═══ EXTRACTED ENTRIES

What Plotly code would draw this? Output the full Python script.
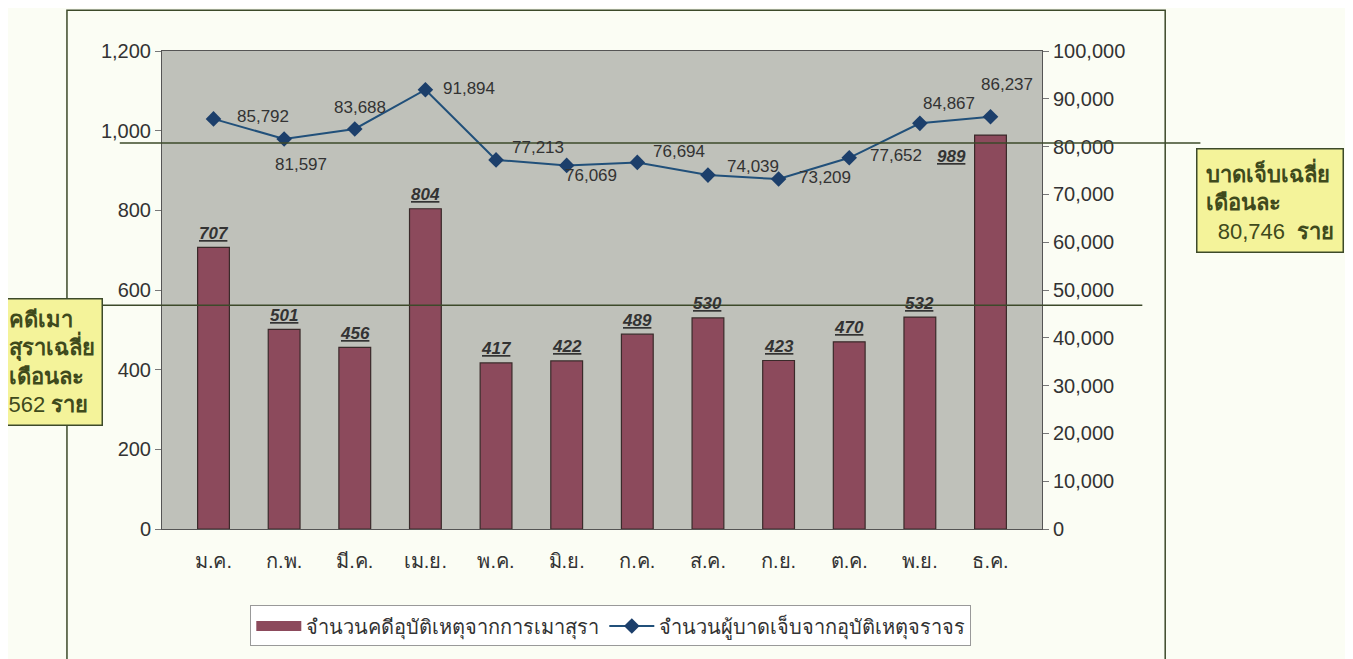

══════
═══ EXTRACTED ENTRIES

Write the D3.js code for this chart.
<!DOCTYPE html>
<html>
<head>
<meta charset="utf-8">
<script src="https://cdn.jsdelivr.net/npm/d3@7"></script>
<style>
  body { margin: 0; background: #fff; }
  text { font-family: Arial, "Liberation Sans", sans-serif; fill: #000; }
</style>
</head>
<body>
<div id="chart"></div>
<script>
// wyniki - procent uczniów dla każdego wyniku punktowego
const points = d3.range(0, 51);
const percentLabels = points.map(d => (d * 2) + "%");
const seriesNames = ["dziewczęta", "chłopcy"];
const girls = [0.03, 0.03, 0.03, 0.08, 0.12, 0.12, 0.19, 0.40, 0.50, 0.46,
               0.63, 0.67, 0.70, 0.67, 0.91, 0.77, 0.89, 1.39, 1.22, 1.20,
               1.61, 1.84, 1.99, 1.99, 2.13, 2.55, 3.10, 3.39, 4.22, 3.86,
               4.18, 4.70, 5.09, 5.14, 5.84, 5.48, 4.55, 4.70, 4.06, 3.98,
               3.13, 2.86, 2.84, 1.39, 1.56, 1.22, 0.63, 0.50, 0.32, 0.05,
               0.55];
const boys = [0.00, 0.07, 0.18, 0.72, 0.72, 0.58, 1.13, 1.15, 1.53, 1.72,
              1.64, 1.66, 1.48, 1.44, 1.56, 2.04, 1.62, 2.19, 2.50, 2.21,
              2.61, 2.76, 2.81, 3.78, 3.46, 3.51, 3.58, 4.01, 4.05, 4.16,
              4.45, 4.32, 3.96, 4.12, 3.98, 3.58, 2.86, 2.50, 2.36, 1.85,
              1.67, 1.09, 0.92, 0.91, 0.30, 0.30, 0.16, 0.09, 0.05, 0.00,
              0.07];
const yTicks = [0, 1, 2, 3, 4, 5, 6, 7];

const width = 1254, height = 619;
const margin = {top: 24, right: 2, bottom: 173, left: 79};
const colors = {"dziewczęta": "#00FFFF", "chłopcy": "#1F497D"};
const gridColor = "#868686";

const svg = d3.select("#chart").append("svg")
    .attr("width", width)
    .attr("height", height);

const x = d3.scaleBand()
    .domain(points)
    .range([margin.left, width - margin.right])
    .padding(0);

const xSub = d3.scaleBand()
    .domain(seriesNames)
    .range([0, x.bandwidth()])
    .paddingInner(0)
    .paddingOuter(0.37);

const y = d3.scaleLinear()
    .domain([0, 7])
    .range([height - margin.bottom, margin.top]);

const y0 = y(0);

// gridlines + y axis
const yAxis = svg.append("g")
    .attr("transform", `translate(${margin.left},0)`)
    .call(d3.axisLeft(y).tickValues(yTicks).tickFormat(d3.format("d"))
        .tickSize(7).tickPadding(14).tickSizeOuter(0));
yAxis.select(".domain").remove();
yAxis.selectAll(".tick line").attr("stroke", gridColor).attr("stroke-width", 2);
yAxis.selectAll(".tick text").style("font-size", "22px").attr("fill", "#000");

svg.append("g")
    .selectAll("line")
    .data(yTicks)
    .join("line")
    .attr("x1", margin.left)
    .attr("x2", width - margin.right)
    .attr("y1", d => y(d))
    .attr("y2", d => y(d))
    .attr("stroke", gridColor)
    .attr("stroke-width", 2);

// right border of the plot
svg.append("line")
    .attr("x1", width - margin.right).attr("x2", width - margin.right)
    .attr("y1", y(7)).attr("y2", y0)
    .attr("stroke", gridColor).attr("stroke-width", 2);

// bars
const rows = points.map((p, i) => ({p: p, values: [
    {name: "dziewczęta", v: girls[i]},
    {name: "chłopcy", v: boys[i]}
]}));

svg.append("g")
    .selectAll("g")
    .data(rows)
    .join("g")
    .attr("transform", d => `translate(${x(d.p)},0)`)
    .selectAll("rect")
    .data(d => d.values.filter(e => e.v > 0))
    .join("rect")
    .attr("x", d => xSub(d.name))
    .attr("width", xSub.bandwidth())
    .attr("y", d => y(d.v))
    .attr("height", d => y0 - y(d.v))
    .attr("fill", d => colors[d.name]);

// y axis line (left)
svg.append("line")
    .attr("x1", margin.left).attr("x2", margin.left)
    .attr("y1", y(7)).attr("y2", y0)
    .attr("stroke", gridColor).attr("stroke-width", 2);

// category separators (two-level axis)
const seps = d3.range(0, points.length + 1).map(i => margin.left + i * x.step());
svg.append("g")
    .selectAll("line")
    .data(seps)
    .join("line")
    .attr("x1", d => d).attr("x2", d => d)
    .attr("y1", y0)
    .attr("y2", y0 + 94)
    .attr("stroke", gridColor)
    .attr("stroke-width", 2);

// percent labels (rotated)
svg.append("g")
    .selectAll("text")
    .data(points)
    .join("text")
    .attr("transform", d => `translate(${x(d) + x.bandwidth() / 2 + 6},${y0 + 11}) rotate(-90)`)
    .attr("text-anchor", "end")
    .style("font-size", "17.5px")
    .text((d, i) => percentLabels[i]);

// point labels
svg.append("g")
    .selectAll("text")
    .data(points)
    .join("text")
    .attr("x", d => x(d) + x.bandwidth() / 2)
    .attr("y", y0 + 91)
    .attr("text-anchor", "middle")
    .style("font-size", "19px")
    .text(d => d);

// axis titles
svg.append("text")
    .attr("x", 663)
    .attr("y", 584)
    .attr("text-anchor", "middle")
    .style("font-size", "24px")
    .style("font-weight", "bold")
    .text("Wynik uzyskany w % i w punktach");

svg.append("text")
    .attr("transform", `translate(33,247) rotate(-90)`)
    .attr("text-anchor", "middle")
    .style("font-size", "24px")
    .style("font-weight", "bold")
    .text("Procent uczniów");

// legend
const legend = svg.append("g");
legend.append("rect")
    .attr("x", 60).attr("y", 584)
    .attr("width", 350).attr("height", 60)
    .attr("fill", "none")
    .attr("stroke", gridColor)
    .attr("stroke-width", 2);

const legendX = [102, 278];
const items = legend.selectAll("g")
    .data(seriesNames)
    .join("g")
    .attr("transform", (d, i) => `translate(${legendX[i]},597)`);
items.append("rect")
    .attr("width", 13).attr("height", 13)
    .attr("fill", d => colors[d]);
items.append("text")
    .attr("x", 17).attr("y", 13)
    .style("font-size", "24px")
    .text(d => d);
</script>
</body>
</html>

══════

# TASK OBJECTIVE
Go through the data above and find the lines with the word "code". Copy each of those lines.

# SOLUTION
What Plotly code would draw this? Output the full Python script.
Write the D3.js code for this chart.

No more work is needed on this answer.